**EXERCISE REQUIREMENTS:** Your task is to repeat the lines below exactly, excluding any pictures they contain.

**DATA LINES:**

——

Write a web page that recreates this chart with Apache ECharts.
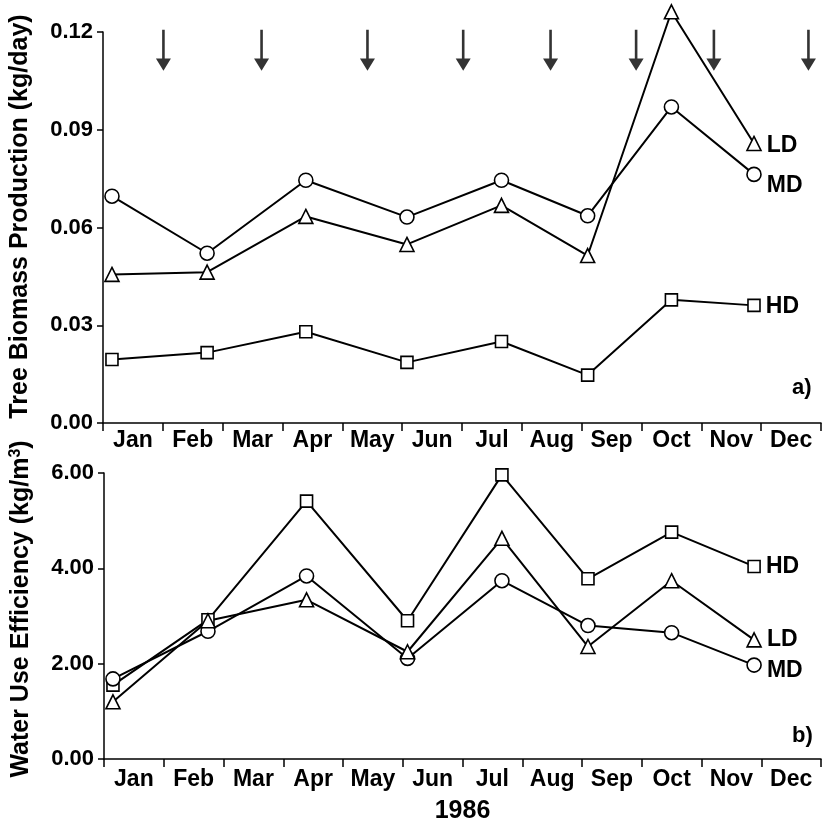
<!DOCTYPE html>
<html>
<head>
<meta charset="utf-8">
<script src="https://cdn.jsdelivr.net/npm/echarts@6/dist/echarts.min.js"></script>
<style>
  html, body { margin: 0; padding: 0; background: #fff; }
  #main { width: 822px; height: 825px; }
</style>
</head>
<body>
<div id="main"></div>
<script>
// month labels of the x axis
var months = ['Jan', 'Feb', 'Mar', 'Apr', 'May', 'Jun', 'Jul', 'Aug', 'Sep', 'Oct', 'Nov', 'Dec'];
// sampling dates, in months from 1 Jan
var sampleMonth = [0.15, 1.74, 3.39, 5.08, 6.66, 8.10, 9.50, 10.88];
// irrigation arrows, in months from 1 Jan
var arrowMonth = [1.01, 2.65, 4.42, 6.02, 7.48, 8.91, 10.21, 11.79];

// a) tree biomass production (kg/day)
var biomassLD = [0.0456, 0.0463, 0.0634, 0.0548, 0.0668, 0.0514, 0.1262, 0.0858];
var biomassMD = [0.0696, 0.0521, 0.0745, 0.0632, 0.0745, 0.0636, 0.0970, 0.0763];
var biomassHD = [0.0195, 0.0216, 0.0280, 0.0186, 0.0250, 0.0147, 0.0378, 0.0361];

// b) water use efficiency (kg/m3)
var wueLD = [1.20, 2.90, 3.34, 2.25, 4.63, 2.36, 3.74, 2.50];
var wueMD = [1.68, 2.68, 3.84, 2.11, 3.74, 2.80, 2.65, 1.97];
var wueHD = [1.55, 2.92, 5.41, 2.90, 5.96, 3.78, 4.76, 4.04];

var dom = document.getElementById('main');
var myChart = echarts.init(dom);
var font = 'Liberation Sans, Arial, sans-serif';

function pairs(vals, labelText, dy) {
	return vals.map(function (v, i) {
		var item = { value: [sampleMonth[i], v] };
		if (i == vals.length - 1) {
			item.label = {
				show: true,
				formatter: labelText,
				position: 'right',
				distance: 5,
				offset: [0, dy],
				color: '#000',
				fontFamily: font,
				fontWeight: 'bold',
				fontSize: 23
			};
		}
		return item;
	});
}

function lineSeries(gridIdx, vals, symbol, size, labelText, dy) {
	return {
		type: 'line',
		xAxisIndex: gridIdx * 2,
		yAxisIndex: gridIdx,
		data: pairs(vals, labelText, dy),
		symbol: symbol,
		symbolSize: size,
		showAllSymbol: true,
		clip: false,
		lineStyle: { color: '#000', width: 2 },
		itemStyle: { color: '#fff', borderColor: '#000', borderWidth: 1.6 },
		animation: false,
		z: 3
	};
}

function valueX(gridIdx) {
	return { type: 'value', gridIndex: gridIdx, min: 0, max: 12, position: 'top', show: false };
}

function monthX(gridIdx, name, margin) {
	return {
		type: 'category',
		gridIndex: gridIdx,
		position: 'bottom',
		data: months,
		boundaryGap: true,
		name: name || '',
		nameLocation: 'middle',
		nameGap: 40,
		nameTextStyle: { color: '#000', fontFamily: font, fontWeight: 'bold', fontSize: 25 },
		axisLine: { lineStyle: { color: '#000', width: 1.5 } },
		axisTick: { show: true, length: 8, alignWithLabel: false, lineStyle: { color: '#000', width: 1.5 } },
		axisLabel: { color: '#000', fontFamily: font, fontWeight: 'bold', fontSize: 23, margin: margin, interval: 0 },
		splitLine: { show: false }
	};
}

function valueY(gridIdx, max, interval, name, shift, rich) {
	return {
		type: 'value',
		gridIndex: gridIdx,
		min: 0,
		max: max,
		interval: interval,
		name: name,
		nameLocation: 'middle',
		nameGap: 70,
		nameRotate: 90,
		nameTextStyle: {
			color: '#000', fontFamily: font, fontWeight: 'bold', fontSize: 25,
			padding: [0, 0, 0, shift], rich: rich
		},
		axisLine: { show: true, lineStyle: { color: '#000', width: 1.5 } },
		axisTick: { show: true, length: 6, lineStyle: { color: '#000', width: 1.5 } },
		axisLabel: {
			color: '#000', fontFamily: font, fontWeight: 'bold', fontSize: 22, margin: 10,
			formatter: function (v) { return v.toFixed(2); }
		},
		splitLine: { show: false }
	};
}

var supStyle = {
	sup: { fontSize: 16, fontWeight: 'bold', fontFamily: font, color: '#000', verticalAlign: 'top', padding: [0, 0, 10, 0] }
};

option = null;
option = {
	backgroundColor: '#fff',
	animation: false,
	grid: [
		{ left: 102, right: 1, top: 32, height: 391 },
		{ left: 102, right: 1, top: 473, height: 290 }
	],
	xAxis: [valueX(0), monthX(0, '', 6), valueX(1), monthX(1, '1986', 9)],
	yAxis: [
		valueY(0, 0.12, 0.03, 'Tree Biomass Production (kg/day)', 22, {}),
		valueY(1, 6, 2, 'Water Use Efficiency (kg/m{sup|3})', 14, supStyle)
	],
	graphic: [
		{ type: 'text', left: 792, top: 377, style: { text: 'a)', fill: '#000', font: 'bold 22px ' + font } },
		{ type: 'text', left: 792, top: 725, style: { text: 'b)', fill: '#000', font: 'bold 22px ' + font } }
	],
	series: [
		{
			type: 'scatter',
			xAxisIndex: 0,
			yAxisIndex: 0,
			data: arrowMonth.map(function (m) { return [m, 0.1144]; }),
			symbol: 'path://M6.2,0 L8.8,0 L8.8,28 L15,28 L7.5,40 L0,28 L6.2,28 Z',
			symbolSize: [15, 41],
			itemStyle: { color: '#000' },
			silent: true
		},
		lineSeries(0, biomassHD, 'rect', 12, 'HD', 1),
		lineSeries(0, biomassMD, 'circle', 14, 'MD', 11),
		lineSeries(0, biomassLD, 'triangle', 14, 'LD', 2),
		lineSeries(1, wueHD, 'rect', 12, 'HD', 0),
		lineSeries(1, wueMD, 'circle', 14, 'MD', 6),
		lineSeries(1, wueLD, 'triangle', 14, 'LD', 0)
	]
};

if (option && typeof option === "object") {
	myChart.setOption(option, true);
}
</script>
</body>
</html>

——

**TASK RESULT:**
Write a web page that recreates this chart with Apache ECharts.
<!DOCTYPE html>
<html>
<head>
<meta charset="utf-8">
<script src="https://cdn.jsdelivr.net/npm/echarts@6/dist/echarts.min.js"></script>
<style>
  html, body { margin: 0; padding: 0; background: #fff; }
  #main { width: 822px; height: 825px; }
</style>
</head>
<body>
<div id="main"></div>
<script>
// month labels of the x axis
var months = ['Jan', 'Feb', 'Mar', 'Apr', 'May', 'Jun', 'Jul', 'Aug', 'Sep', 'Oct', 'Nov', 'Dec'];
// sampling dates, in months from 1 Jan
var sampleMonth = [0.15, 1.74, 3.39, 5.08, 6.66, 8.10, 9.50, 10.88];
// irrigation arrows, in months from 1 Jan
var arrowMonth = [1.01, 2.65, 4.42, 6.02, 7.48, 8.91, 10.21, 11.79];

// a) tree biomass production (kg/day)
var biomassLD = [0.0456, 0.0463, 0.0634, 0.0548, 0.0668, 0.0514, 0.1262, 0.0858];
var biomassMD = [0.0696, 0.0521, 0.0745, 0.0632, 0.0745, 0.0636, 0.0970, 0.0763];
var biomassHD = [0.0195, 0.0216, 0.0280, 0.0186, 0.0250, 0.0147, 0.0378, 0.0361];

// b) water use efficiency (kg/m3)
var wueLD = [1.20, 2.90, 3.34, 2.25, 4.63, 2.36, 3.74, 2.50];
var wueMD = [1.68, 2.68, 3.84, 2.11, 3.74, 2.80, 2.65, 1.97];
var wueHD = [1.55, 2.92, 5.41, 2.90, 5.96, 3.78, 4.76, 4.04];

var dom = document.getElementById('main');
var myChart = echarts.init(dom);
var font = 'Liberation Sans, Arial, sans-serif';

function pairs(vals, labelText, dy) {
	return vals.map(function (v, i) {
		var item = { value: [sampleMonth[i], v] };
		if (i == vals.length - 1) {
			item.label = {
				show: true,
				formatter: labelText,
				position: 'right',
				distance: 5,
				offset: [0, dy],
				color: '#000',
				fontFamily: font,
				fontWeight: 'bold',
				fontSize: 23
			};
		}
		return item;
	});
}

function lineSeries(gridIdx, vals, symbol, size, labelText, dy) {
	return {
		type: 'line',
		xAxisIndex: gridIdx * 2,
		yAxisIndex: gridIdx,
		data: pairs(vals, labelText, dy),
		symbol: symbol,
		symbolSize: size,
		showAllSymbol: true,
		clip: false,
		lineStyle: { color: '#000', width: 2 },
		itemStyle: { color: '#fff', borderColor: '#000', borderWidth: 1.6 },
		animation: false,
		z: 3
	};
}

function valueX(gridIdx) {
	return { type: 'value', gridIndex: gridIdx, min: 0, max: 12, position: 'top', show: false };
}

function monthX(gridIdx, name, margin) {
	return {
		type: 'category',
		gridIndex: gridIdx,
		position: 'bottom',
		data: months,
		boundaryGap: true,
		name: name || '',
		nameLocation: 'middle',
		nameGap: 40,
		nameTextStyle: { color: '#000', fontFamily: font, fontWeight: 'bold', fontSize: 25 },
		axisLine: { lineStyle: { color: '#000', width: 1.5 } },
		axisTick: { show: true, length: 8, alignWithLabel: false, lineStyle: { color: '#000', width: 1.5 } },
		axisLabel: { color: '#000', fontFamily: font, fontWeight: 'bold', fontSize: 23, margin: margin, interval: 0 },
		splitLine: { show: false }
	};
}

function valueY(gridIdx, max, interval, name, shift, rich) {
	return {
		type: 'value',
		gridIndex: gridIdx,
		min: 0,
		max: max,
		interval: interval,
		name: name,
		nameLocation: 'middle',
		nameGap: 70,
		nameRotate: 90,
		nameTextStyle: {
			color: '#000', fontFamily: font, fontWeight: 'bold', fontSize: 25,
			padding: [0, 0, 0, shift], rich: rich
		},
		axisLine: { show: true, lineStyle: { color: '#000', width: 1.5 } },
		axisTick: { show: true, length: 6, lineStyle: { color: '#000', width: 1.5 } },
		axisLabel: {
			color: '#000', fontFamily: font, fontWeight: 'bold', fontSize: 22, margin: 10,
			formatter: function (v) { return v.toFixed(2); }
		},
		splitLine: { show: false }
	};
}

var supStyle = {
	sup: { fontSize: 16, fontWeight: 'bold', fontFamily: font, color: '#000', verticalAlign: 'top', padding: [0, 0, 10, 0] }
};

option = null;
option = {
	backgroundColor: '#fff',
	animation: false,
	grid: [
		{ left: 102, right: 1, top: 32, height: 391 },
		{ left: 102, right: 1, top: 473, height: 290 }
	],
	xAxis: [valueX(0), monthX(0, '', 6), valueX(1), monthX(1, '1986', 9)],
	yAxis: [
		valueY(0, 0.12, 0.03, 'Tree Biomass Production (kg/day)', 22, {}),
		valueY(1, 6, 2, 'Water Use Efficiency (kg/m{sup|3})', 14, supStyle)
	],
	graphic: [
		{ type: 'text', left: 792, top: 377, style: { text: 'a)', fill: '#000', font: 'bold 22px ' + font } },
		{ type: 'text', left: 792, top: 725, style: { text: 'b)', fill: '#000', font: 'bold 22px ' + font } }
	],
	series: [
		{
			type: 'scatter',
			xAxisIndex: 0,
			yAxisIndex: 0,
			data: arrowMonth.map(function (m) { return [m, 0.1144]; }),
			symbol: 'path://M6.2,0 L8.8,0 L8.8,28 L15,28 L7.5,40 L0,28 L6.2,28 Z',
			symbolSize: [15, 41],
			itemStyle: { color: '#000' },
			silent: true
		},
		lineSeries(0, biomassHD, 'rect', 12, 'HD', 1),
		lineSeries(0, biomassMD, 'circle', 14, 'MD', 11),
		lineSeries(0, biomassLD, 'triangle', 14, 'LD', 2),
		lineSeries(1, wueHD, 'rect', 12, 'HD', 0),
		lineSeries(1, wueMD, 'circle', 14, 'MD', 6),
		lineSeries(1, wueLD, 'triangle', 14, 'LD', 0)
	]
};

if (option && typeof option === "object") {
	myChart.setOption(option, true);
}
</script>
</body>
</html>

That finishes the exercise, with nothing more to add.